EXECUTIVES of Chongqing Western Modern Logistics Industry Zone Development Construction mark the success in bond listing in Singapore on Aug 30. Provided to China Daily |
Chongqing Western Modern Logistics Industry Zone Development Construction opened the books for its five-year bond on Aug 30 in Singapore at 250 bps over US Treasuries and raised $500 million from investors.
The coupon rate is 3.25 percent.
The State-owned company, established by the Chongqing municipal government, is the developer of Chongqing Logistics City, also known as CLC, which was established in 2007 in the western part of the municipality, covering about 35 square kilometers with a total investment of 111.7 billion yuan ($17.49 billion).
It hired Citi Group and DBS as joint global coordinators. CEB International, Bank of China, Industrial and Commercial Bank of China, China Construction Bank, China Citic Bank International, Bank of Communications and Shanghai Pudong Development Bank are the joint lead managers and bookrunners.
The company hit the road for its maiden dollar outing, holding 19 investors meetings in Hong Kong, Singapore and London from Aug 23 to 29.

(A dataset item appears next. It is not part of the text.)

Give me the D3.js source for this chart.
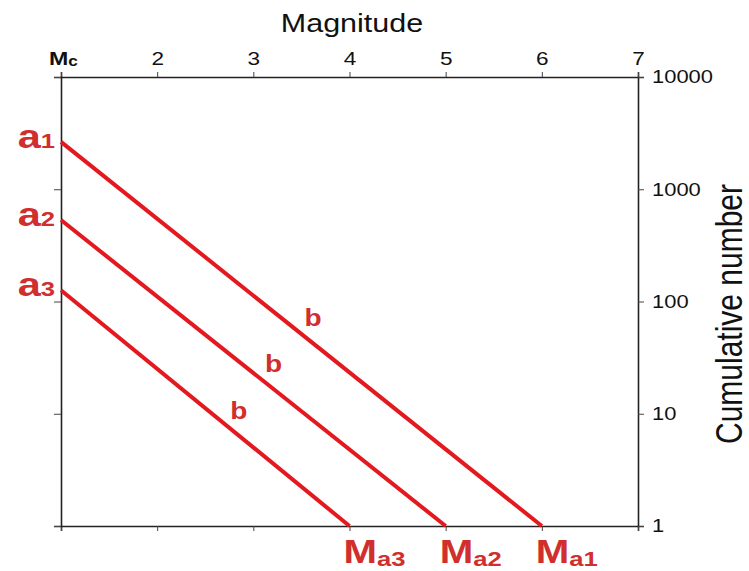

In addition to the relatively low fundraising cost of US dollar bonds, one of the major reasons to issue dollar bonds in the southeastern Asian country is to enhance the relationship with Singaporean investors, according to the company.
The fundraising round was the first act of financial cooperation under the China-Singapore (Chongqing) Demonstration Initiative on Strategic Connectivity, the third intergovernmental project between the two countries.
Chongqing, the center of operations for the program, will pilot cooperation in fields ranging from financial services, aviation, transportation and logistics to information communications technology.
In addition to the Chongqing-Xinjiang-Europe International Railway, Luo Shuquan, chairman of the Chongqing company, said that they are currently working on a new trade route. The route will start in Chongqing, run through southern China's Guangxi Zhuang autonomous region and finally reach Singapore.
The Chongqing-Guangxi-Singapore international transportation link will become the shortest cut to the sea in Southwest China, Luo said.
"It will help connect the Silk Road Economic Belt and the 21st Century Maritime Silk Road to promote the integration of Asian and European trade," he said.
The company plans to develop the Chongqing Western Modern Logistics Industry Zone into a railway- bonded logistical center after it became a free trade zone on Aug 31.
The logistics center will provide international trade and logistics services, especially in cross-border e-commerce, intermediary trade and payment settlement.
At present, it has raised 16.7 billion yuan from overseas financing, non-publicly oriented debt financing, perpetual tickets, sustainable corporate bonds and corporate bonds.
The company set up a logistics industry development fund of over 10 billion yuan with Ping An Insurance (Group) Co in April 2015.
A third-party payment platform is now under development. In May, Chongqing Railway Port Logistics Development Co, the Fujian-based superstore giant Yonghui Group, and Liangka (Beijing) Information Technology Co Ltd started to build the platform together with registered capital of 100 million yuan.
The platform's trade volume is expected to reach 300 billion yuan in the third year after launching.
"Our focus in the coming two years is to build the CLC into a pilot zone for logistical finance," said Gu Yonghong, CLC deputy general manager and president of CLC Asset Management Co.
This year, the CLC plans to set up bonding companies and a transaction settlement center, as well as build equity investment management companies in Hong Kong and Singapore, he added.
"The CLC has become a pioneer among the companies included in China's Road and Belt Initiative to use international capital to diversify its funding resources," Gu said.